• **Dataset extract**
◆ ◆ ◆ ◆ ◆ ◆ ◆

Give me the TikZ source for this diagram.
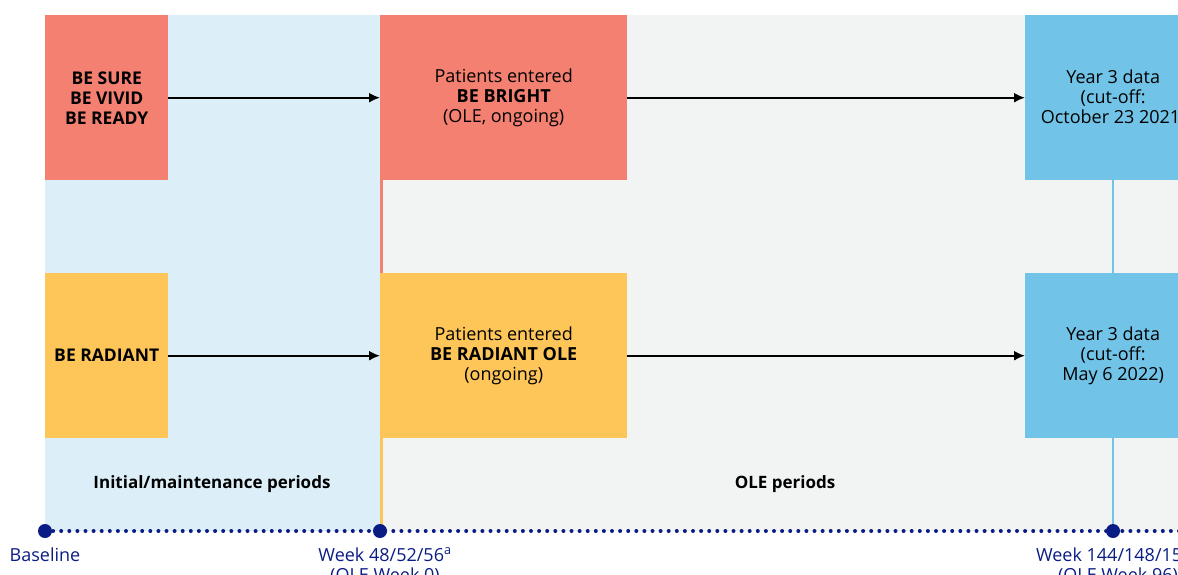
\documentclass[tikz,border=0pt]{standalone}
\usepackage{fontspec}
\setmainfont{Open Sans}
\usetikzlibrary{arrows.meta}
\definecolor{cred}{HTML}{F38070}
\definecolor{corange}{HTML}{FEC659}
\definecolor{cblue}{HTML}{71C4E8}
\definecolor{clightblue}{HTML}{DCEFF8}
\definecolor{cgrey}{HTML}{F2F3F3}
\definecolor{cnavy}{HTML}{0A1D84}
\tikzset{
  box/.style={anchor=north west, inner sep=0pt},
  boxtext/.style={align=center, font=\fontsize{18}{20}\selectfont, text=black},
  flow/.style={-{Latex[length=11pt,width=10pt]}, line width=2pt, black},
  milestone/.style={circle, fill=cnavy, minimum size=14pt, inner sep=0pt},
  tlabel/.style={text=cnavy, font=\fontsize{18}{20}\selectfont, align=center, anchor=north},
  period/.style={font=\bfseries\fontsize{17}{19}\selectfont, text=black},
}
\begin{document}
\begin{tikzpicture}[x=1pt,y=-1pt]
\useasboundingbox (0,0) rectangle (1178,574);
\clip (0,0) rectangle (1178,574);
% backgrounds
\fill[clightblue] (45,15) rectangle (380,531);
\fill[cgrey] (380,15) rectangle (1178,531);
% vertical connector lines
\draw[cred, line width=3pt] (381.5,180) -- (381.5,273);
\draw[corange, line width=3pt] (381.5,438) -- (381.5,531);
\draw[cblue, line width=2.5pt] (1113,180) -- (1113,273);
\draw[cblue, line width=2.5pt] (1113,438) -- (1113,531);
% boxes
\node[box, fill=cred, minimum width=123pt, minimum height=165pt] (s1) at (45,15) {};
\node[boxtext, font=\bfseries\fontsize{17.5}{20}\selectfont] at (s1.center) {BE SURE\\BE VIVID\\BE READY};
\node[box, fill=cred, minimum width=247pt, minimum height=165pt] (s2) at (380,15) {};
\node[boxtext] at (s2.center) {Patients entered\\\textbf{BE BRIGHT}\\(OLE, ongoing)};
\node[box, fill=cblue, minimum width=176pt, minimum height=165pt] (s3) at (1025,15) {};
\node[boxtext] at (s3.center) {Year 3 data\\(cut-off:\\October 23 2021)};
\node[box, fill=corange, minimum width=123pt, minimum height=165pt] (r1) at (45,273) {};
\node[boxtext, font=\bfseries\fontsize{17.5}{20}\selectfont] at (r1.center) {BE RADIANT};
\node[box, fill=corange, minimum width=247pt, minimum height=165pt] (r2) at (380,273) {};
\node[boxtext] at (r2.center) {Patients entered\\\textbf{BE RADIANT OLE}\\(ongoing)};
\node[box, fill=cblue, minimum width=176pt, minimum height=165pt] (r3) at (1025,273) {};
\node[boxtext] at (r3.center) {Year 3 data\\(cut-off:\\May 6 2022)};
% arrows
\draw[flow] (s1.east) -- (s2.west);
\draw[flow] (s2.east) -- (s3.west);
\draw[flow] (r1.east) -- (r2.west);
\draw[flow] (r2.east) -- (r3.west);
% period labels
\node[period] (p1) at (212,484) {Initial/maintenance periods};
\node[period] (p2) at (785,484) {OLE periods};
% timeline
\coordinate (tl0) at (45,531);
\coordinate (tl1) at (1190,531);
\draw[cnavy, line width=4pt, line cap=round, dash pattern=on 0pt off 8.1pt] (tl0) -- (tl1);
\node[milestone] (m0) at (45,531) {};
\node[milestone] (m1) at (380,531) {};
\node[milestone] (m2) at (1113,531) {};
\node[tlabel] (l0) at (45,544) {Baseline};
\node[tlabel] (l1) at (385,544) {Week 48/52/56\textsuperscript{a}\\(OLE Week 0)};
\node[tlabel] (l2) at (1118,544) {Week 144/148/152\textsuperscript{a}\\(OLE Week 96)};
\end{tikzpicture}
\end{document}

◆ ◆ ◆ ◆ ◆ ◆ ◆

• **Directions**
In the copy, include no pictures; restate the listing above exactly.

• **Result**
Give me the TikZ source for this diagram.
\documentclass[tikz,border=0pt]{standalone}
\usepackage{fontspec}
\setmainfont{Open Sans}
\usetikzlibrary{arrows.meta}
\definecolor{cred}{HTML}{F38070}
\definecolor{corange}{HTML}{FEC659}
\definecolor{cblue}{HTML}{71C4E8}
\definecolor{clightblue}{HTML}{DCEFF8}
\definecolor{cgrey}{HTML}{F2F3F3}
\definecolor{cnavy}{HTML}{0A1D84}
\tikzset{
  box/.style={anchor=north west, inner sep=0pt},
  boxtext/.style={align=center, font=\fontsize{18}{20}\selectfont, text=black},
  flow/.style={-{Latex[length=11pt,width=10pt]}, line width=2pt, black},
  milestone/.style={circle, fill=cnavy, minimum size=14pt, inner sep=0pt},
  tlabel/.style={text=cnavy, font=\fontsize{18}{20}\selectfont, align=center, anchor=north},
  period/.style={font=\bfseries\fontsize{17}{19}\selectfont, text=black},
}
\begin{document}
\begin{tikzpicture}[x=1pt,y=-1pt]
\useasboundingbox (0,0) rectangle (1178,574);
\clip (0,0) rectangle (1178,574);
% backgrounds
\fill[clightblue] (45,15) rectangle (380,531);
\fill[cgrey] (380,15) rectangle (1178,531);
% vertical connector lines
\draw[cred, line width=3pt] (381.5,180) -- (381.5,273);
\draw[corange, line width=3pt] (381.5,438) -- (381.5,531);
\draw[cblue, line width=2.5pt] (1113,180) -- (1113,273);
\draw[cblue, line width=2.5pt] (1113,438) -- (1113,531);
% boxes
\node[box, fill=cred, minimum width=123pt, minimum height=165pt] (s1) at (45,15) {};
\node[boxtext, font=\bfseries\fontsize{17.5}{20}\selectfont] at (s1.center) {BE SURE\\BE VIVID\\BE READY};
\node[box, fill=cred, minimum width=247pt, minimum height=165pt] (s2) at (380,15) {};
\node[boxtext] at (s2.center) {Patients entered\\\textbf{BE BRIGHT}\\(OLE, ongoing)};
\node[box, fill=cblue, minimum width=176pt, minimum height=165pt] (s3) at (1025,15) {};
\node[boxtext] at (s3.center) {Year 3 data\\(cut-off:\\October 23 2021)};
\node[box, fill=corange, minimum width=123pt, minimum height=165pt] (r1) at (45,273) {};
\node[boxtext, font=\bfseries\fontsize{17.5}{20}\selectfont] at (r1.center) {BE RADIANT};
\node[box, fill=corange, minimum width=247pt, minimum height=165pt] (r2) at (380,273) {};
\node[boxtext] at (r2.center) {Patients entered\\\textbf{BE RADIANT OLE}\\(ongoing)};
\node[box, fill=cblue, minimum width=176pt, minimum height=165pt] (r3) at (1025,273) {};
\node[boxtext] at (r3.center) {Year 3 data\\(cut-off:\\May 6 2022)};
% arrows
\draw[flow] (s1.east) -- (s2.west);
\draw[flow] (s2.east) -- (s3.west);
\draw[flow] (r1.east) -- (r2.west);
\draw[flow] (r2.east) -- (r3.west);
% period labels
\node[period] (p1) at (212,484) {Initial/maintenance periods};
\node[period] (p2) at (785,484) {OLE periods};
% timeline
\coordinate (tl0) at (45,531);
\coordinate (tl1) at (1190,531);
\draw[cnavy, line width=4pt, line cap=round, dash pattern=on 0pt off 8.1pt] (tl0) -- (tl1);
\node[milestone] (m0) at (45,531) {};
\node[milestone] (m1) at (380,531) {};
\node[milestone] (m2) at (1113,531) {};
\node[tlabel] (l0) at (45,544) {Baseline};
\node[tlabel] (l1) at (385,544) {Week 48/52/56\textsuperscript{a}\\(OLE Week 0)};
\node[tlabel] (l2) at (1118,544) {Week 144/148/152\textsuperscript{a}\\(OLE Week 96)};
\end{tikzpicture}
\end{document}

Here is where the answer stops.